Japanese consumer electronics giant Sharp is seemingly considering joining the emerging foldable smartphone market as a new patent application for a device fitting this description emerged recently from the USPTO database.
Discovered by LetsGoDigital, the patent loosely details a very wide smartphone with a single folding point right in the middle. The application refers to the unit as a “handheld electronic device” and suggests that half of the screen real estate – specifically near the left and right edges in portrait mode – can double as input areas for mobile gaming.
The dotted lines on the flexible screen in the sketches showcase where the virtual inputs would be located but these input zones would only be determined by software and not the actual hardware design. In other words, if this is a gaming smartphone then it doesn’t have hardware buttons but instead, it aims to employ a wide enough display to offer dedicated on-screen controls without robbing players of their gaming display area.
Combining two emerging concepts into one
As usual, there is no guarantee that the patented design at hand will ever be pushed into production but it’s interesting seeing Sharp considering a combination of two emerging segments into a single device. Specifically, the market already saw a handful of foldable smartphones and gaming-oriented mobile devices so far, but both of these segments are relatively new and untested.
On the foldable side of things, Samsung is launching the Galaxy Fold this month as its first-ever smartphone to adopt a foldable form factor powered by flexible display technology, and other OEMs are expected to follow in Samsung’s footsteps with their own products, but only time will tell if this new form factor will prove to be a success especially given the relatively high entry-level price.
On the other hand, several OEMs have also launched new smartphone models dedicated to mobile gaming but once again, this segment has yet to prove itself. Earlier this year there were rumors that the Razer Phone 3 has been canceled and the product’s future remains uncertain to this day.
Some industry watchers (and even AT&T) believe that the 5G era will breathe life into mobile gaming as streaming services ramp up, and some OEMs may want to capitalize on this market shift early-on by launching dedicated gaming smartphones and establishing themselves as solution providers for mobile gaming needs.
Sharp, on the other hand, might want to tackle both the emerging foldable and gaming smartphone segments by releasing a single product characterized by both of these traits. It might work, but then again it might represent twice the risk.
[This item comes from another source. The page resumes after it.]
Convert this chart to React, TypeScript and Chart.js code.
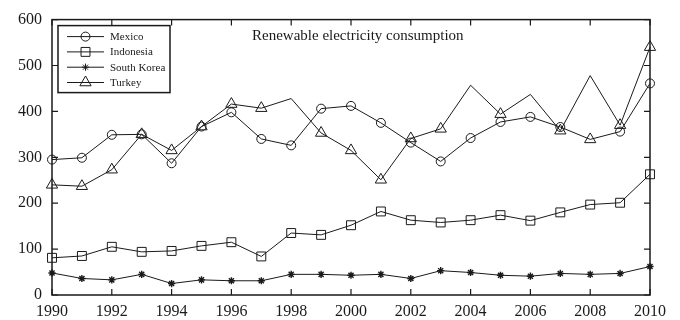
import React, { useEffect, useRef } from "react";
import { Chart, registerables } from "chart.js";

Chart.register(...registerables);

const years = [1990, 1991, 1992, 1993, 1994, 1995, 1996, 1997, 1998, 1999, 2000, 2001, 2002, 2003, 2004, 2005, 2006, 2007, 2008, 2009, 2010];
const mexico = [295, 299, 349, 350, 287, 367, 398, 340, 326, 406, 412, 375, 332, 291, 342, 377, 388, 366, 339, 356, 461];
const indonesia = [81, 85, 105, 94, 96, 107, 115, 84, 135, 131, 152, 182, 163, 158, 163, 174, 162, 180, 197, 201, 263];
const southKorea = [48, 36, 33, 45, 25, 33, 31, 31, 45, 45, 43, 45, 36, 53, 49, 43, 41, 47, 45, 47, 62];
const turkey = [240, 237, 273, 350, 315, 367, 416, 407, 428, 353, 315, 251, 341, 362, 457, 394, 437, 358, 478, 370, 540];
const seriesNames = ["Mexico", "Indonesia", "South Korea", "Turkey"];
const chartTitle = "Renewable electricity consumption";
const yMin = 0;
const yMax = 600;
const yStep = 100;
const xStep = 2;

// years where Turkey is plotted without a marker, and where Mexico's marker is a triangle
const turkeyNoMarkerYears = [1998, 2004, 2006, 2008];
const mexicoTriangleYears = [2008];

const FONT = "'Liberation Serif', 'Times New Roman', serif";
const INK = "#1a1a1a";

type Mk = { style: string; r: number };
const markers: Mk[] = [
  { style: "circle", r: 4.5 },
  { style: "rect", r: 6.3 },
  { style: "star", r: 3.6 },
  { style: "triangle", r: 6.5 },
];

function drawMarker(ctx: CanvasRenderingContext2D, style: string, x: number, y: number, r: number) {
  ctx.beginPath();
  if (style === "circle") {
    ctx.arc(x, y, r, 0, Math.PI * 2);
  } else if (style === "rect") {
    const s = Math.SQRT1_2 * r;
    ctx.rect(x - s, y - s, 2 * s, 2 * s);
  } else if (style === "triangle") {
    for (let k = 0; k < 3; k++) {
      const a = (k * 2 * Math.PI) / 3;
      const px = x + Math.sin(a) * r;
      const py = y - Math.cos(a) * r;
      if (k === 0) ctx.moveTo(px, py);
      else ctx.lineTo(px, py);
    }
    ctx.closePath();
  } else if (style === "star") {
    for (let k = 0; k < 4; k++) {
      const a = (k * Math.PI) / 4;
      ctx.moveTo(x - Math.cos(a) * r, y - Math.sin(a) * r);
      ctx.lineTo(x + Math.cos(a) * r, y + Math.sin(a) * r);
    }
  }
  ctx.stroke();
}

const overlayPlugin = {
  id: "overlay",
  afterDraw(chart: any) {
    const ctx: CanvasRenderingContext2D = chart.ctx;
    const { left, right, top, bottom } = chart.chartArea;
    const xs = chart.scales.x;
    const ys = chart.scales.y;
    ctx.save();
    ctx.strokeStyle = INK;
    ctx.lineWidth = 1.5;
    ctx.strokeRect(left, top, right - left, bottom - top);
    ctx.lineWidth = 1.2;
    const tl = 6;
    ctx.beginPath();
    xs.ticks.forEach((t: any) => {
      const px = xs.getPixelForValue(t.value);
      ctx.moveTo(px, bottom);
      ctx.lineTo(px, bottom - tl);
      ctx.moveTo(px, top);
      ctx.lineTo(px, top + tl);
    });
    ys.ticks.forEach((t: any) => {
      const py = ys.getPixelForValue(t.value);
      ctx.moveTo(left, py);
      ctx.lineTo(left + tl, py);
      ctx.moveTo(right, py);
      ctx.lineTo(right - tl, py);
    });
    ctx.stroke();

    // title inside plot
    ctx.fillStyle = INK;
    ctx.font = `15px ${FONT}`;
    ctx.textAlign = "left";
    ctx.textBaseline = "middle";
    ctx.fillText(chartTitle, left + 200, top + 16);

    // legend box
    const bx = left + 6;
    const by = top + 6;
    ctx.lineWidth = 1.5;
    ctx.strokeRect(bx, by, 112, 67);
    ctx.font = `11px ${FONT}`;
    ctx.lineWidth = 1;
    seriesNames.forEach((name, i) => {
      const yy = by + 11 + i * 15.3;
      ctx.beginPath();
      ctx.moveTo(bx + 9, yy);
      ctx.lineTo(bx + 46, yy);
      ctx.stroke();
      drawMarker(ctx, markers[i].style, bx + 27.5, yy, markers[i].r);
      ctx.fillText(name, bx + 52, yy + 0.5);
    });
    ctx.restore();
  },
};

export default function App() {
  const ref = useRef<HTMLCanvasElement | null>(null);
  useEffect(() => {
    if (!ref.current) return;
    const toPts = (arr: number[]) => years.map((yr, i) => ({ x: yr, y: arr[i] }));
    const values = [mexico, indonesia, southKorea, turkey];
    const datasets = values.map((arr, i) => {
      let pointStyle: any = markers[i].style;
      let radius: any = markers[i].r;
      if (i === 0) {
        pointStyle = years.map((yr) => (mexicoTriangleYears.includes(yr) ? "triangle" : "circle"));
        radius = years.map((yr) => (mexicoTriangleYears.includes(yr) ? markers[3].r : markers[0].r));
      }
      if (i === 3) {
        radius = years.map((yr) => (turkeyNoMarkerYears.includes(yr) ? 0 : markers[3].r));
      }
      return {
        label: seriesNames[i],
        data: toPts(arr),
        borderColor: INK,
        borderWidth: 1,
        backgroundColor: "rgba(0,0,0,0)",
        pointStyle,
        pointRadius: radius,
        pointBorderColor: INK,
        pointBorderWidth: i === 2 ? 1.4 : 1,
        pointBackgroundColor: "rgba(0,0,0,0)",
        tension: 0,
        fill: false,
        clip: false as any,
      };
    });
    const chart = new Chart(ref.current, {
      type: "line",
      data: { datasets },
      options: {
        animation: false,
        responsive: true,
        maintainAspectRatio: false,
        layout: { padding: { top: 16, right: 30, left: 0, bottom: 0 } },
        plugins: { legend: { display: false }, tooltip: { enabled: false }, title: { display: false } },
        scales: {
          x: {
            type: "linear",
            min: years[0],
            max: years[years.length - 1],
            grid: { display: false, drawTicks: false },
            border: { display: false },
            ticks: {
              stepSize: xStep,
              padding: 7,
              color: INK,
              font: { family: FONT, size: 16 },
              maxRotation: 0,
              callback: (v: any) => String(v),
            },
            afterFit: (s: any) => {
              s.height = 25;
            },
          },
          y: {
            min: yMin,
            max: yMax,
            grid: { display: false, drawTicks: false },
            border: { display: false },
            ticks: {
              stepSize: yStep,
              padding: 10,
              color: INK,
              font: { family: FONT, size: 16 },
              callback: (v: any) => String(v),
            },
            afterFit: (s: any) => {
              s.width = 52;
            },
          },
        },
      },
      plugins: [overlayPlugin],
    });
    return () => chart.destroy();
  }, []);
  return (
    <div style={{ position: "absolute", left: 0, top: 0, width: 680, height: 320, background: "#fff" }}>
      <canvas ref={ref} />
    </div>
  );
}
This isn’t the first patent application describing a foldable Sharp smartphone as an earlier find suggested that the OEM is also entertaining the idea of creating a more conventional foldable phone, at least as far as the image format is concerned. Having said that, Sharp may have not yet made a decision as to how it should join the foldable smartphone scene and only time will tell if it will become the first Japanese OEM to have a foldable phone ready for consumers.